If you want to use Java you also don't really need to know Java beyond "you create instances of classes and call methods on them". I really don't want to learn a dinosaur like Java, but having access to the universe of Java libs has saved me many times. It's super fun and nice to use and poke around mature Java libs interactively with a REPL :)

All that said I'd have no idea how to write even a helloworld in Java

PS: Agreed on Emacs. I love Emacs.. but it's for turbo nerds. Having to learn Emacs and Clojure in parallel was a crazy barrier. (and no, Emacs is not as easy people make it out to be)

None of this even remotely true. I've gotten into Clojure without knowing jackshit about Java, almost ten years later, after tons of things successfully built and deployed, still don't know jackshit about Java. Mia, co-host of 'Clojure apropos' podcast was my colleague, we've worked together on multiple teams, she learned Clojure as her very first PL. Later she tried learning some Java and she was shocked how impossibly weird it looked compared to Clojure. Besides, you can use Clojure without any JVM - e.g., with nbb. I use it for things like browser automation with Playwright.

The tooling story is also very solid - I use Emacs, but many of my friends and colleagues use IntelliJ, Vim, Sublime and VSCode, and some of them migrated to it from Atom.

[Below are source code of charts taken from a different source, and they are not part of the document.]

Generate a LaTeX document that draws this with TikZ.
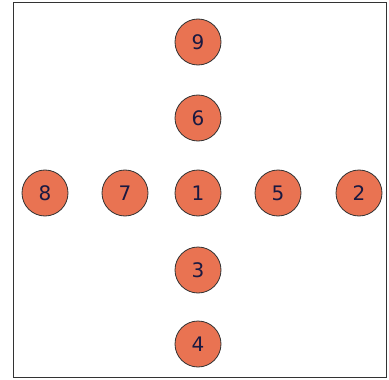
\documentclass[tikz,border=0pt]{standalone}
\usepackage{fontspec}
\setmainfont{DejaVu Sans}
\definecolor{disc}{RGB}{233,115,82}
\definecolor{ink}{RGB}{25,25,65}
\begin{document}
\begin{tikzpicture}[x=1pt,y=-1pt,
  disk/.style={circle,draw=black!80,line width=0.8pt,fill=disc,minimum size=46pt,inner sep=0pt,text=ink,font=\fontsize{20}{20}\selectfont}]
\useasboundingbox (0,0) rectangle (389,380);
\fill[white] (0,0) rectangle (389,380);
\draw[line width=0.9pt,black!80] (13.5,2.5) rectangle (386.5,377);
\node[disk] (n9) at (198,42) {9};
\node[disk] (n6) at (198,118) {6};
\node[disk] (n1) at (198,193) {1};
\node[disk] (n3) at (198,270) {3};
\node[disk] (n4) at (198,344) {4};
\node[disk] (n8) at (45,193) {8};
\node[disk] (n7) at (125,193) {7};
\node[disk] (n5) at (278,193) {5};
\node[disk] (n2) at (359,193) {2};
\end{tikzpicture}
\end{document}
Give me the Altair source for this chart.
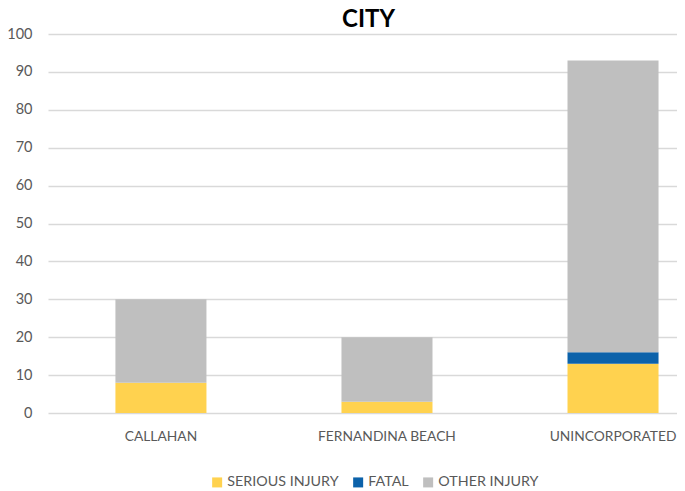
import altair as alt
import pandas as pd

cities = ["CALLAHAN", "FERNANDINA BEACH", "UNINCORPORATED"]
series = ["SERIOUS INJURY", "FATAL", "OTHER INJURY"]
serious = [8, 3, 13]
fatal = [0, 0, 3]
other = [22, 17, 77]
colors = ["#FFD24F", "#0C62AA", "#BFBFBF"]
y_ticks = [0, 10, 20, 30, 40, 50, 60, 70, 80, 90, 100]

rows = []
for i, c in enumerate(cities):
    for k, (s, vals) in enumerate(zip(series, [serious, fatal, other])):
        rows.append({"city": c, "type": s, "value": vals[i], "ord": k})
df = pd.DataFrame(rows)

FONT = "Lato"
LBL = 14.5

chart = alt.Chart(df).mark_bar().encode(
    x=alt.X("city:N", sort=cities, title=None,
            scale=alt.Scale(paddingInner=0.5973, paddingOuter=0.190, align=0.785),
            axis=alt.Axis(labelAngle=0, domain=False, ticks=False, grid=False,
                          labelFont=FONT, labelFontSize=13.8, labelColor="#595959",
                          labelPadding=16)),
    y=alt.Y("value:Q", stack="zero", title=None,
            scale=alt.Scale(domain=[0, 100], nice=False),
            axis=alt.Axis(values=y_ticks, domain=False, ticks=False,
                          gridColor="#D9D9D9", gridWidth=1.3,
                          labelFont=FONT, labelFontSize=LBL, labelColor="#595959",
                          labelPadding=16)),
    color=alt.Color("type:N", sort=series, title=None,
                    scale=alt.Scale(domain=series, range=colors),
                    legend=alt.Legend(orient="none", legendX=162, legendY=441,
                                      direction="horizontal", symbolType="square",
                                      symbolSize=100, symbolStrokeWidth=0,
                                      labelFont=FONT, labelFontSize=14.3,
                                      labelColor="#595959", labelOffset=3,
                                      columnPadding=12, padding=0)),
    order=alt.Order("ord:Q", sort="ascending"),
).properties(
    width=629,
    height=379,
    title=alt.TitleParams("CITY", font=FONT, fontSize=24, fontWeight="bold",
                          color="#000000", anchor="middle", offset=-6, dx=6),
    autosize=alt.AutoSizeParams(type="none"),
    padding={"left": 40, "top": 26, "right": 0, "bottom": 76},
).configure_view(stroke=None)

chart.save("out.html", embed_options={"renderer": "svg", "actions": False})
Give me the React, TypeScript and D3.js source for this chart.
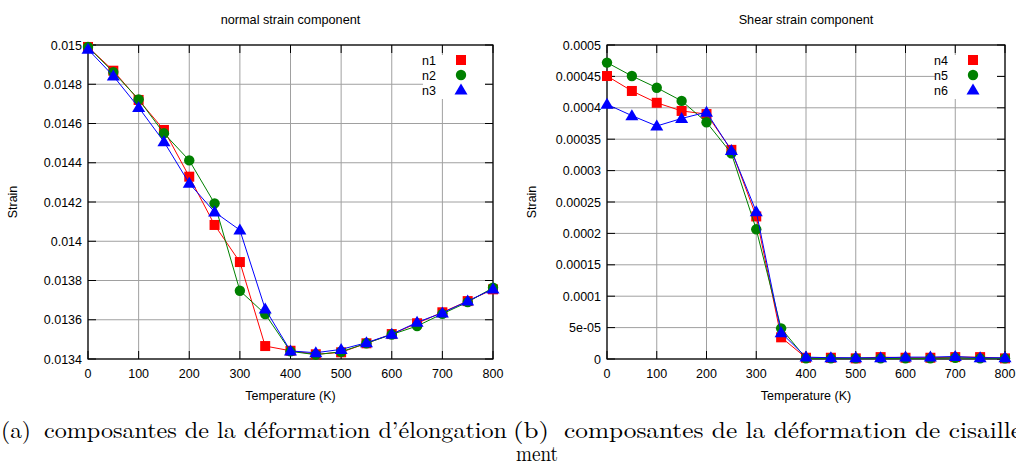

  • It might not be a problem for you, but it has been for many. I did start by reading through 3 Clojure books. The repl and the basic stuff like using lists is all easy of course, but the tooling was pretty poor compared to what I was used to (I like lisp, but Emacs is a commitment). Also, a lot of tutorials at the time definitely assumed java familiarity, especially with debugging java stack traces.

    • > It might not be a problem for you, but it has been for many

      Do you have a habit of referring to yourself in plural, or do you typically like to generalize things based on your personal experiences?

      I personally know many Clojurists who never had problems you're describing - hundreds of people. Sure, that could be the case of survivorship bias, perhaps I just don't befriend people who struggled with getting into Clojure specifically in a way you're describing. But like they say: "Those who are willing to make the effort will find the solutions. Those who aren't will find the excuses."

      Clojure undeniably had challenges in the past, and still has some today. But not the things you're talking about. This is literally not an exaggeration - it's as easy as installing Calva extention for VSCode - that's all one needs to mess around with Clojure.